Thank you for stopping by our nest and sharing your incredible transformation story!    I have no doubt that this table will inspire someone with a fabulous project of their own!

If you live in the Midwest and you’re interested in finding out more about this amazing sale and where it will be held, please send me an email at  There will be some incredible vendors on hand with great vintage finds and some amazing holiday crafts.  It’d be wonderful to have you there!  Hope to see you!

Linking to:

Not Just a Housewife
Sassy Sites Trash to Treasure
A Bowl Full of Lemons



  1. As my son would say, “Holy Guacamole!” This is awe-some! It turned out great. Laura, that was great of you to have Ann as a guest blogger. It was very nice to meet her. I so wish I lived closer so I could attend a ‘Barn Sale’. I have just started doing some of this. Laura, you are a great inspiration!!
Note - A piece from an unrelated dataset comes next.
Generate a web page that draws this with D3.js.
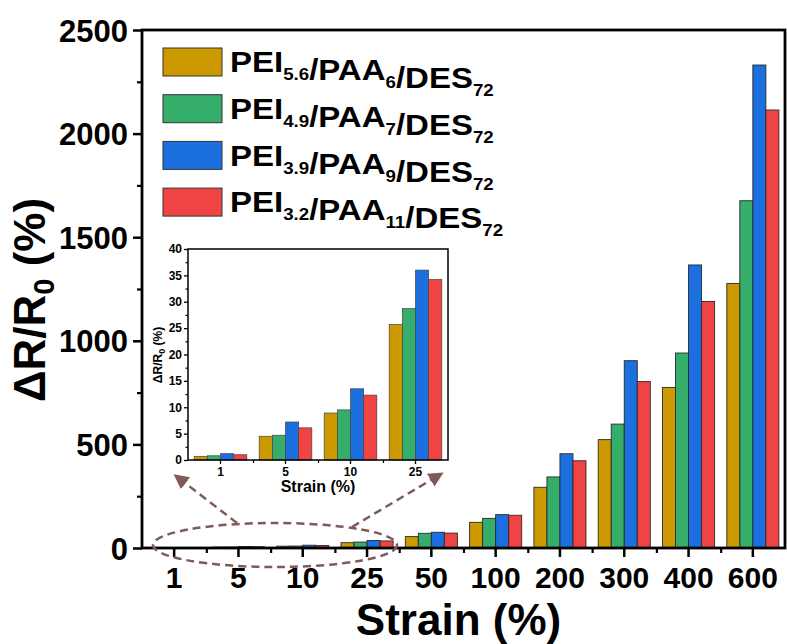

  2. So very nice to meet your friend! She is a very talented and creative young lady!! Good luck with the Barn Sale!

  3. Wow now this is a “vava-fabu-tastic” restyle. I love all the detail and the very nice post, you always do such a terrific job with writing and keeping it interesting. The tacks are a clever and unique idea…….I’ll be taking that idea:)

  4. Thanks for all the lovely comments. The table did turn out great…I love the new coined word “vava-fabu-tastic”…I’m taking that! See you at the sale.

  5. Oh yeah, and thanks to Laura for posting this because the black stepback cabinet is now sold! Rock on Laura!

  6. What an effort…and what results!! You did a very nice job and I was chuckling reading all you went through to finish it. Nice improvisation.